JAKARTA, DDTCNews – Nilai pajak kendaraan bermotor yang tidak terlalu tinggi diproyeksi akan meningkatkan kepatuhan pembayaran.
Berdasarkan pada hasil survei bersamaan dengan debat DDTCNews periode 1—20 September 2022, sebanyak 23% responden sangat setuju dan 60% responden setuju biaya pajak kendaraan bermotor (PKB) yang tidak terlalu tinggi akan meningkatkan kepatuhan masyarakat dalam pembayaran.
Dari 65 pengisi survei, hanya sebanyak 8% peserta yang menyatakan kurang setuju dengan korelasi beban PKB dengan kepatuhan masyarakat dalam pembayaran pajak tersebut. Sebanyak 9% menyatakan tidak setuju.
Sejalan dengan hal tersebut, masih berdasarkan pada hasil survei, biaya PKB menjadi salah satu alasan sebagian masyarakat tidak melakukan registrasi ulang Surat Tanda Nomor Kendaraan Bermotor (STNK) yang mati selama 2 tahun. Simak pula ‘Tarif Baru Pajak Kendaraan Bermotor yang Diatur dalam UU HKPD’.
Alasan lainnya adalah pengurusan administrasi yang tidak mudah. Beberapa responden survei juga berpendapat masyarakat tidak mempunyai waktu luang untuk mengurus registrasi ulang STNK. Beberapa responden juga berpendapat masyarakat tidak memahami proses administrasinya.
Aufar Rino berpendapat banyak faktor yang mengakibatkan masyarakat memiliki tunggakan PKB. Salah satu faktornya adalah kondisi perekonomian yang melemah. Oleh karena itu, dia tidak setuju jika masyarakat langsung mendapat sanksi penghapusan data STNK.
“Apalagi, masyarakat menengah ke bawah masih menjadikan kendaraan bermotor sebagai alat transportasi dan penunjang mata pencaharian nomor satu,” katanya.
Hal senada diungkapkan Yung Adamsyah. Menurutnya, masyarakat belum memiliki uang untuk membayar tunggakan pajak. Terlebih, saat ini, terdapat kenaikan harga sejumlah barang kebutuhan pokok sehingga berdampak pada kemampuan bayar masyarakat.

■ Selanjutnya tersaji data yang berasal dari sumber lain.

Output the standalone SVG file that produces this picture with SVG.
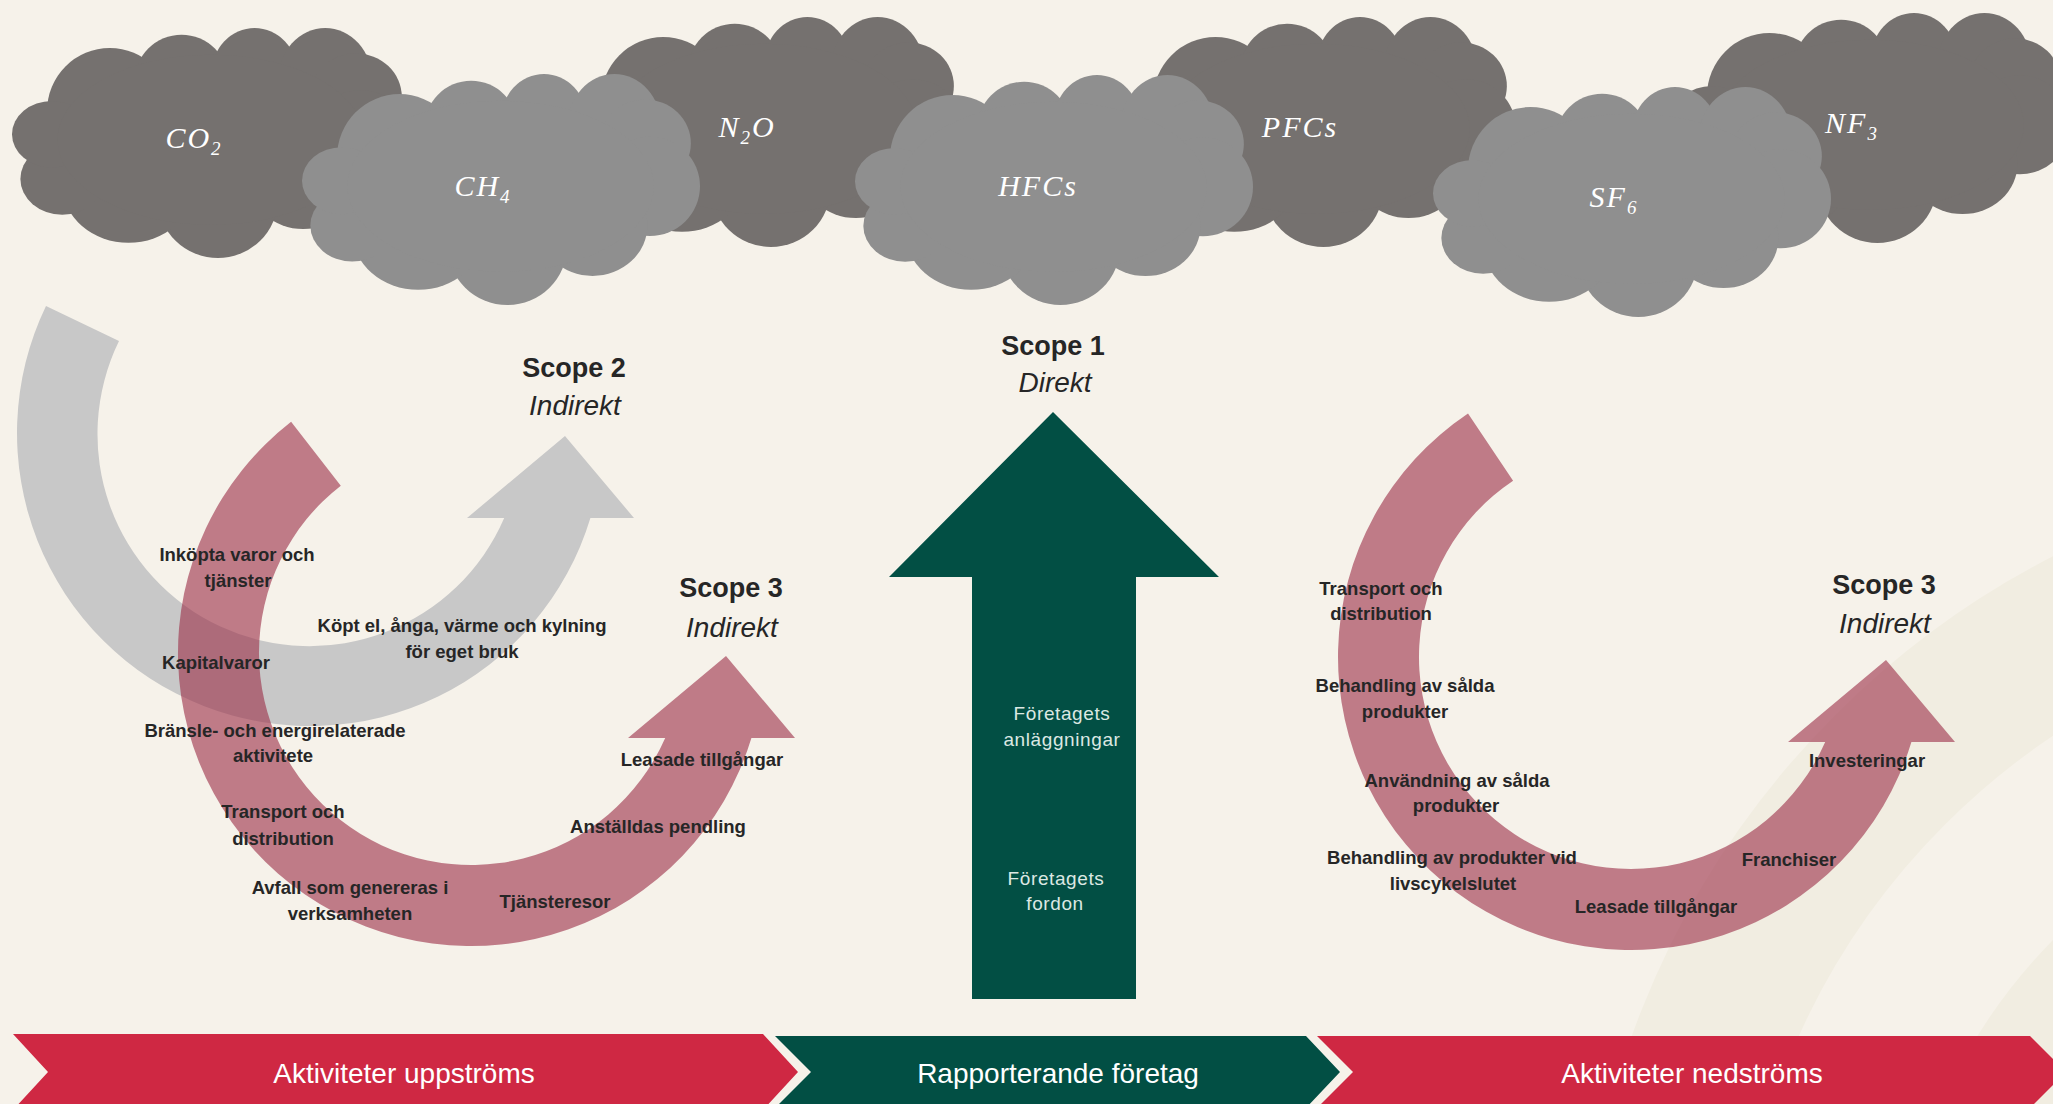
<svg xmlns="http://www.w3.org/2000/svg" xmlns:xlink="http://www.w3.org/1999/xlink" width="2053" height="1104" viewBox="0 0 2053 1104">
<defs>
<style>
.dark{fill:#75716F}
.light{fill:#8F8F8F}
.gas{font-family:"Liberation Serif","DejaVu Serif",serif;font-style:italic;font-size:30px;fill:#FFFFFF;letter-spacing:2px;text-anchor:middle}
.sub{font-size:19px}
.lbl{font-family:"Liberation Sans",Arial,sans-serif;font-weight:bold;font-size:18.5px;fill:#262626;text-anchor:middle}
.scope{font-family:"Liberation Sans",Arial,sans-serif;font-weight:bold;font-size:27px;fill:#262626;text-anchor:middle}
.ind{font-family:"Liberation Sans",Arial,sans-serif;font-style:italic;font-size:28px;fill:#262626;text-anchor:middle}
.wt{font-family:"Liberation Sans",Arial,sans-serif;font-size:19px;fill:#DCE8E3;letter-spacing:0.6px;text-anchor:middle}
.chev{font-family:"Liberation Sans",Arial,sans-serif;font-size:28px;fill:#FFFFFF;text-anchor:middle}
.redarc{fill:rgb(156,50,74);fill-opacity:0.62}
</style>
<symbol id="cloud" viewBox="0 0 1000 1000" preserveAspectRatio="none">
<ellipse cx="245" cy="360" rx="157" ry="273"/>
<ellipse cx="425" cy="235" rx="118" ry="206"/>
<ellipse cx="608" cy="200" rx="108" ry="200"/>
<ellipse cx="785" cy="228" rx="118" ry="228"/>
<ellipse cx="862" cy="300" rx="115" ry="190"/>
<ellipse cx="874" cy="486" rx="126" ry="215"/>
<ellipse cx="730" cy="655" rx="138" ry="219"/>
<ellipse cx="516" cy="744" rx="150" ry="256"/>
<ellipse cx="292" cy="686" rx="165" ry="248"/>
<ellipse cx="126" cy="656" rx="105" ry="156"/>
<ellipse cx="100" cy="462" rx="100" ry="145"/>
<ellipse cx="499" cy="486" rx="385" ry="370"/>
</symbol>
</defs>
<rect width="2053" height="1104" fill="#F6F2EA"/>
<g id="background-bands" fill="none" stroke="#F1EDE1">
<circle cx="2450" cy="1330" r="792" stroke-width="155"/>
<circle cx="2450" cy="1330" r="478" stroke-width="157"/>
</g>
<g id="clouds-back">
<g id="cloud-co2"><use xlink:href="#cloud" href="#cloud" class="dark" x="12" y="28" width="399" height="230"/><text class="gas" x="194" y="148">CO<tspan class="sub" dy="7">2</tspan></text></g>
<g id="cloud-n2o"><use xlink:href="#cloud" href="#cloud" class="dark" x="566" y="17" width="397" height="230"/><text class="gas" x="747" y="137">N<tspan class="sub" dy="7">2</tspan><tspan dy="-7">O</tspan></text></g>
<g id="cloud-pfcs"><use xlink:href="#cloud" href="#cloud" class="dark" x="1118" y="17" width="398" height="230"/><text class="gas" x="1300" y="137">PFCs</text></g>
<g id="cloud-nf3"><use xlink:href="#cloud" href="#cloud" class="dark" x="1672" y="13" width="398" height="230"/><text class="gas" x="1852" y="133">NF<tspan class="sub" dy="7">3</tspan></text></g>
</g>
<g id="clouds-front">
<g id="cloud-ch4"><use xlink:href="#cloud" href="#cloud" class="light" x="302" y="74" width="398" height="231"/><text class="gas" x="483" y="196">CH<tspan class="sub" dy="7">4</tspan></text></g>
<g id="cloud-hfcs"><use xlink:href="#cloud" href="#cloud" class="light" x="855" y="75" width="398" height="230"/><text class="gas" x="1038" y="196">HFCs</text></g>
<g id="cloud-sf6"><use xlink:href="#cloud" href="#cloud" class="light" x="1433" y="87" width="398" height="230"/><text class="gas" x="1614" y="207">SF<tspan class="sub" dy="7">6</tspan></text></g>
</g>
<g id="connectors">
<path id="arrow-scope2" fill="#C8C8C8" d="M46,305.9 A293,293 0 1,0 590.4,518 L634,518 L565,436 L467,518 L504.2,518 A212,212 0 1,1 119,341.1 Z"/>
<path id="arrow-scope3-up" class="redarc" d="M291.1,421.8 A293,293 0 1,0 751.4,738 L795,738 L726,656 L628,738 L665.2,738 A212,212 0 1,1 340.8,485.7 Z"/>
<path id="arrow-scope3-down" class="redarc" d="M1468,413.5 A293,293 0 1,0 1911.4,742 L1955,742 L1886,660 L1788,742 L1825.2,742 A212,212 0 1,1 1513.1,480.8 Z"/>
</g>
<g id="scope1-arrow">
<path fill="#024F44" d="M1053,412 L1219,577 L1136,577 L1136,999 L972,999 L972,577 L889,577 Z"/>
<text class="wt" x="1062" y="720">Företagets</text>
<text class="wt" x="1062" y="746">anläggningar</text>
<text class="wt" x="1056" y="885">Företagets</text>
<text class="wt" x="1055" y="910">fordon</text>
</g>
<g id="scope-titles">
<g id="scope2-title"><text class="scope" x="574" y="377">Scope 2</text><text class="ind" x="575" y="415">Indirekt</text></g>
<g id="scope1-title"><text class="scope" x="1053" y="355">Scope 1</text><text class="ind" x="1055" y="392">Direkt</text></g>
<g id="scope3-up-title"><text class="scope" x="731" y="597">Scope 3</text><text class="ind" x="732" y="637">Indirekt</text></g>
<g id="scope3-down-title"><text class="scope" x="1884" y="594">Scope 3</text><text class="ind" x="1885" y="633">Indirekt</text></g>
</g>
<g id="upstream-labels">
<text class="lbl" x="237" y="561">Inköpta varor och</text>
<text class="lbl" x="238" y="587">tjänster</text>
<text class="lbl" x="462" y="632">Köpt el, ånga, värme och kylning</text>
<text class="lbl" x="462" y="658">för eget bruk</text>
<text class="lbl" x="216" y="669">Kapitalvaror</text>
<text class="lbl" x="275" y="737">Bränsle- och energirelaterade</text>
<text class="lbl" x="273" y="762">aktivitete</text>
<text class="lbl" x="283" y="818">Transport och</text>
<text class="lbl" x="283" y="845">distribution</text>
<text class="lbl" x="350" y="894">Avfall som genereras i</text>
<text class="lbl" x="350" y="920">verksamheten</text>
<text class="lbl" x="555" y="908">Tjänsteresor</text>
<text class="lbl" x="658" y="833">Anställdas pendling</text>
<text class="lbl" x="702" y="766">Leasade tillgångar</text>
</g>
<g id="downstream-labels">
<text class="lbl" x="1381" y="595">Transport och</text>
<text class="lbl" x="1381" y="620">distribution</text>
<text class="lbl" x="1405" y="692">Behandling av sålda</text>
<text class="lbl" x="1405" y="718">produkter</text>
<text class="lbl" x="1457" y="787">Användning av sålda</text>
<text class="lbl" x="1456" y="812">produkter</text>
<text class="lbl" x="1452" y="864">Behandling av produkter vid</text>
<text class="lbl" x="1453" y="890">livscykelslutet</text>
<text class="lbl" x="1656" y="913">Leasade tillgångar</text>
<text class="lbl" x="1789" y="866">Franchiser</text>
<text class="lbl" x="1867" y="767">Investeringar</text>
</g>
<g id="chevron-upstream">
<path fill="#CF2843" d="M13,1034 L763,1034 L798,1072 L763,1110 L13,1110 L48,1072 Z"/>
<text class="chev" x="404" y="1083">Aktiviteter uppströms</text>
</g>
<g id="chevron-company">
<path fill="#024F44" d="M775,1036 L1306,1036 L1340,1072 L1306,1108 L775,1108 L811,1072 Z"/>
<text class="chev" x="1058" y="1083">Rapporterande företag</text>
</g>
<g id="chevron-downstream">
<path fill="#CF2843" d="M1317,1036 L2030,1036 L2066,1072 L2030,1108 L1317,1108 L1353,1072 Z"/>
<text class="chev" x="1692" y="1083">Aktiviteter nedströms</text>
</g>
</svg>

“Jika masyarakat belum mampu bayar pajak kendaraan, dikasih keringanan bayar pajak dan dikasih pemutihan pajak terlebih dahulu,” ujarnya.
Seperti diberitakan sebelumnya, sesuai dengan hasil survei, sebanyak 51% peserta tidak setuju dengan implementasi penghapusan data STNK. Sisanya, sebanyak 32 peserta atau 49% menyatakan setuju. Simak ‘Soal Hapus Data STNK Mati 2 Tahun, Pendapat Peserta Hampir Seimbang’.
Di sisi lain, sebanyak 11% peserta sangat setuju dan 42% peserta setuju kebijakan itu dapat meningkatkan kepatuhan masyarakat dalam pembayaran pajak. Simak ‘Efek Penghapusan Data STNK ke Kepatuhan Pajak, Begini Hasil Surveinya’.
Sebanyak 52% responden berpendapat implementasi aturan penghapusan data STNK dan potensi penyitaan kendaraan bermotor—karena dianggap bodong—selaras dengan upaya optimalisasi penerimaan daerah.
Agustiana Ayu Susanti setuju dengan adanya penyitaan kendaraan bermotor jika masyarakat tidak taat secara administrasi. Namun, menurutnya, identitas yang dihapus sebaiknya bisa diaktifkan kembali jika pemilik kendaraan dapat menunjukkan bukti kepemilikannya.
Sesuai dengan Pasal 74 ayat (1) UU Nomor 22 Tahun 2009, kendaraan bermotor yang telah diregistrasi dapat dihapus dari daftar registrasi dan identifikasi. Dasar penghapusannya adalah permintaan pemilik atau pertimbangan pejabat yang berwenang.
Penghapusan registrasi dan identifikasi dapat dilakukan jika kendaraan bermotor rusak berat, sehingga tidak dapat dioperasikan. Penghapusan juga dilakukan jika pemilik kendaraan bermotor tidak melakukan registrasi ulang sekurang-kurangnya 2 tahun setelah habis masa berlaku STNK.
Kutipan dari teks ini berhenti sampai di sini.